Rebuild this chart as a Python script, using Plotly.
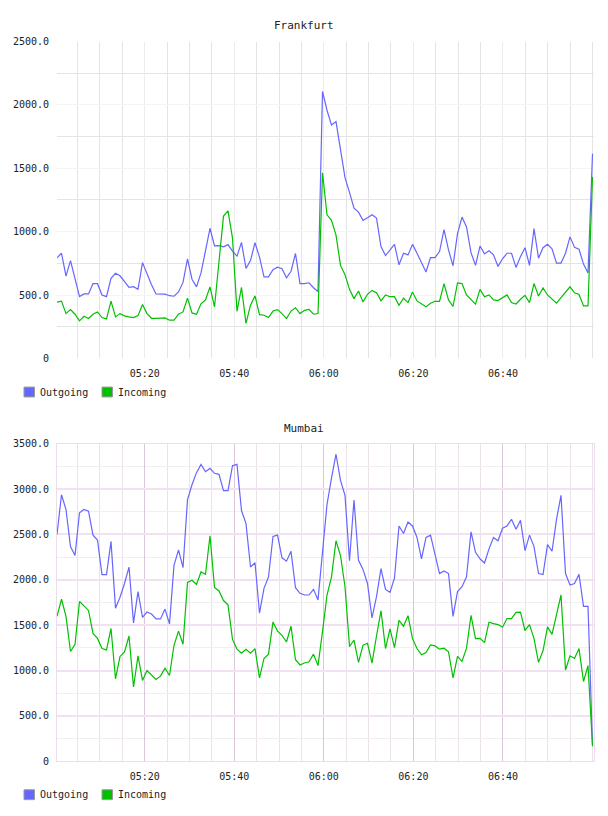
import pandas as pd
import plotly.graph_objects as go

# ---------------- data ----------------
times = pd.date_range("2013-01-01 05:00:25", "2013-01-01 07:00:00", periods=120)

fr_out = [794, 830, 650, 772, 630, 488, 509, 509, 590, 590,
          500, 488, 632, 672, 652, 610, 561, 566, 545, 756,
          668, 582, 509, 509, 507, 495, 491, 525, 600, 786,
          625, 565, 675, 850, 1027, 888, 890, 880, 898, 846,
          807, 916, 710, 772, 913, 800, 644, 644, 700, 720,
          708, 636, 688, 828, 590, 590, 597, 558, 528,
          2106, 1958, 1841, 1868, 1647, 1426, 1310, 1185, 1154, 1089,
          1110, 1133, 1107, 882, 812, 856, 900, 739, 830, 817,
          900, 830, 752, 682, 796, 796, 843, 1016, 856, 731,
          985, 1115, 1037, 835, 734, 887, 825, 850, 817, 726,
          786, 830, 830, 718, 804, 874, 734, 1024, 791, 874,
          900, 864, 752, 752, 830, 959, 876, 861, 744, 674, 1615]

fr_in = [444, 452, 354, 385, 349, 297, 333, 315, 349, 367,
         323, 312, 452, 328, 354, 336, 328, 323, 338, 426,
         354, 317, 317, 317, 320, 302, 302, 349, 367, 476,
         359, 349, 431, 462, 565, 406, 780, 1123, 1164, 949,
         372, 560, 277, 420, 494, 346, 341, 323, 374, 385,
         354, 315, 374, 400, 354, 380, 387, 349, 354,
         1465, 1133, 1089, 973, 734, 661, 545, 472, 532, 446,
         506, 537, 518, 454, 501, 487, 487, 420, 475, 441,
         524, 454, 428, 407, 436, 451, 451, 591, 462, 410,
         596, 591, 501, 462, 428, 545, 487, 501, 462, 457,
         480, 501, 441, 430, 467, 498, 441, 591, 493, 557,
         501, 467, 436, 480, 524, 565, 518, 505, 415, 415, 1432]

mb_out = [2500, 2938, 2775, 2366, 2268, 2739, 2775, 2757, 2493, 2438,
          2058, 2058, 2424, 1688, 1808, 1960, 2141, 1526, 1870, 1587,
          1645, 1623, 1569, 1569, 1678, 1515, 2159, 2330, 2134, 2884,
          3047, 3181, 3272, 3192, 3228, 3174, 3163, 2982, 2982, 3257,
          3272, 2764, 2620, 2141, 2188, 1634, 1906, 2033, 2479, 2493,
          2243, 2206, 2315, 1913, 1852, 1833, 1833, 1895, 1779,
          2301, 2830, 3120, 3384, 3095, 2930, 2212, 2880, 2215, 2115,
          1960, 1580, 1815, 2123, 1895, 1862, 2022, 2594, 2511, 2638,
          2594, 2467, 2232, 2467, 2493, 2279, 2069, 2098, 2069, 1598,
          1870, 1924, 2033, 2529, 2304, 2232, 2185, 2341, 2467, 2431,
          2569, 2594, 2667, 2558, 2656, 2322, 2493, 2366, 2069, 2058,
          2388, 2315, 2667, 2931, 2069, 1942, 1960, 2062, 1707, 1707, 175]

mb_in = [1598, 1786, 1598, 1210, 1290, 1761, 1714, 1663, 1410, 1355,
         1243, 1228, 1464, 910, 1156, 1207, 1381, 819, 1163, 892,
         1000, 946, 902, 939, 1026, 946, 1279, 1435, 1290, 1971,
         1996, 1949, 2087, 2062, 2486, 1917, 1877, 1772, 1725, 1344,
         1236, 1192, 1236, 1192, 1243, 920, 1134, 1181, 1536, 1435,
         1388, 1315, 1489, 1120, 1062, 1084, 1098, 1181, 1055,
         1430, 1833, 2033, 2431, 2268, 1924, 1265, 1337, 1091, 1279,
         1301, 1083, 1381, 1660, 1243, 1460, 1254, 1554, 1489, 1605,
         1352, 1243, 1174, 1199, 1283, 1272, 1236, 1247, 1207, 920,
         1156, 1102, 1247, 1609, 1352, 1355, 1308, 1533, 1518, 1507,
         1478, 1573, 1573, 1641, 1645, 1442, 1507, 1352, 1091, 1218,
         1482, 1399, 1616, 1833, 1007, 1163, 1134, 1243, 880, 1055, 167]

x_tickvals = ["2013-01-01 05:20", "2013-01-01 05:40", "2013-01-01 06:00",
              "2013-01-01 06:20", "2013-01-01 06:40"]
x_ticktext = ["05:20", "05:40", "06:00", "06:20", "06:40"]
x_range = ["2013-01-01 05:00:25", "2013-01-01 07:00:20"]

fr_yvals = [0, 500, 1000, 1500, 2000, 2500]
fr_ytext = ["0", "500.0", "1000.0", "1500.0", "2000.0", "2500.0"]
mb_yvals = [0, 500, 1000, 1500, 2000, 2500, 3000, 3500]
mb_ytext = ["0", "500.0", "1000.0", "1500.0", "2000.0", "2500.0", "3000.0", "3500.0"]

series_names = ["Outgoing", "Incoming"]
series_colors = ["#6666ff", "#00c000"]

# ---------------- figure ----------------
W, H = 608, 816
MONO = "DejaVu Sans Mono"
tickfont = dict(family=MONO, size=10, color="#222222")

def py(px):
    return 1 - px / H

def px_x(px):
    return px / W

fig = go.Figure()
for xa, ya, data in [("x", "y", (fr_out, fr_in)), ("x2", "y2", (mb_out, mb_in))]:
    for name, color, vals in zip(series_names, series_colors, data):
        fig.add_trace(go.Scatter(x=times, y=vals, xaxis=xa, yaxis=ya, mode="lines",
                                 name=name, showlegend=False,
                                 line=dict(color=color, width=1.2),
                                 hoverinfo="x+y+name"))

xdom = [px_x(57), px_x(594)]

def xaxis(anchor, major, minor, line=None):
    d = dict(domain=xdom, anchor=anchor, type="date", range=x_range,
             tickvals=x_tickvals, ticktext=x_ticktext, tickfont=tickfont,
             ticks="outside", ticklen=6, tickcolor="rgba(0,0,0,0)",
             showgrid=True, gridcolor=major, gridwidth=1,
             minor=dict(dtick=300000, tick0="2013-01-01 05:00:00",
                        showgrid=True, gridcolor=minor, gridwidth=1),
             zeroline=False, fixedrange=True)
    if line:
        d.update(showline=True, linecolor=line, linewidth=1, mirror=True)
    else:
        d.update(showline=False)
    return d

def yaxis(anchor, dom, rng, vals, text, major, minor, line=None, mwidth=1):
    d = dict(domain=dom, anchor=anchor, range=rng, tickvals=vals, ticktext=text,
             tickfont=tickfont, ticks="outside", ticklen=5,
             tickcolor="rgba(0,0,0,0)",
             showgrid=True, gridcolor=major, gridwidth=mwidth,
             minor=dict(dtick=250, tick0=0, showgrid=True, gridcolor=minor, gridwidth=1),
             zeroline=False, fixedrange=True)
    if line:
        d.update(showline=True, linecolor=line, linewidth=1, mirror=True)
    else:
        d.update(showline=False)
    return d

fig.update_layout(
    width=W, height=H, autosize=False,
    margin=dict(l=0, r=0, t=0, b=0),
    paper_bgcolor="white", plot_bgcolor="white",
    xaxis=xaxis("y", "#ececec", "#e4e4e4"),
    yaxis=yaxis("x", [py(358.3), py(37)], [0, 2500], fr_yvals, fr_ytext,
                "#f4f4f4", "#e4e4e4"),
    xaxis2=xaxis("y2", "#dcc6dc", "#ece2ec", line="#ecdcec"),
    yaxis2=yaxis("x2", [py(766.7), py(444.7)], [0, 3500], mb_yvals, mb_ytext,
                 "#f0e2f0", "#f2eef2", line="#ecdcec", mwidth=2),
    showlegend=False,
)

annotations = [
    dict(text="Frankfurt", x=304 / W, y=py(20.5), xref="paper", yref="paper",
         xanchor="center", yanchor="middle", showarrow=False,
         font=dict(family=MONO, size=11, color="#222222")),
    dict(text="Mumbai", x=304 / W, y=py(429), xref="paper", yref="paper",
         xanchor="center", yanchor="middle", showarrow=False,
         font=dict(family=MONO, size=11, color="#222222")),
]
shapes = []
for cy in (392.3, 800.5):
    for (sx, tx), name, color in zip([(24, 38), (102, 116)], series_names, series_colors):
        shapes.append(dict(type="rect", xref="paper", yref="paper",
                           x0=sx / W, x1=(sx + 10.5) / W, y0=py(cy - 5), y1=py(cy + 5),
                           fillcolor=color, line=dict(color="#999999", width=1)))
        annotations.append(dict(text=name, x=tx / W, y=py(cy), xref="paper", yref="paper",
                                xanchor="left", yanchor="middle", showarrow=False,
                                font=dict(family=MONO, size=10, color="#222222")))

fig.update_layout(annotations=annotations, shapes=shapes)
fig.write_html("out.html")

* * * * * * *

From the first line of the listing above, repeat every line through the one holding "900, 864, 752, 752, 830, 959, 876, 861, 744, 674, 1615]". Both ends count, and pictures stay out.

* _Problem solution_
Rebuild this chart as a Python script, using Plotly.
import pandas as pd
import plotly.graph_objects as go

# ---------------- data ----------------
times = pd.date_range("2013-01-01 05:00:25", "2013-01-01 07:00:00", periods=120)

fr_out = [794, 830, 650, 772, 630, 488, 509, 509, 590, 590,
          500, 488, 632, 672, 652, 610, 561, 566, 545, 756,
          668, 582, 509, 509, 507, 495, 491, 525, 600, 786,
          625, 565, 675, 850, 1027, 888, 890, 880, 898, 846,
          807, 916, 710, 772, 913, 800, 644, 644, 700, 720,
          708, 636, 688, 828, 590, 590, 597, 558, 528,
          2106, 1958, 1841, 1868, 1647, 1426, 1310, 1185, 1154, 1089,
          1110, 1133, 1107, 882, 812, 856, 900, 739, 830, 817,
          900, 830, 752, 682, 796, 796, 843, 1016, 856, 731,
          985, 1115, 1037, 835, 734, 887, 825, 850, 817, 726,
          786, 830, 830, 718, 804, 874, 734, 1024, 791, 874,
          900, 864, 752, 752, 830, 959, 876, 861, 744, 674, 1615]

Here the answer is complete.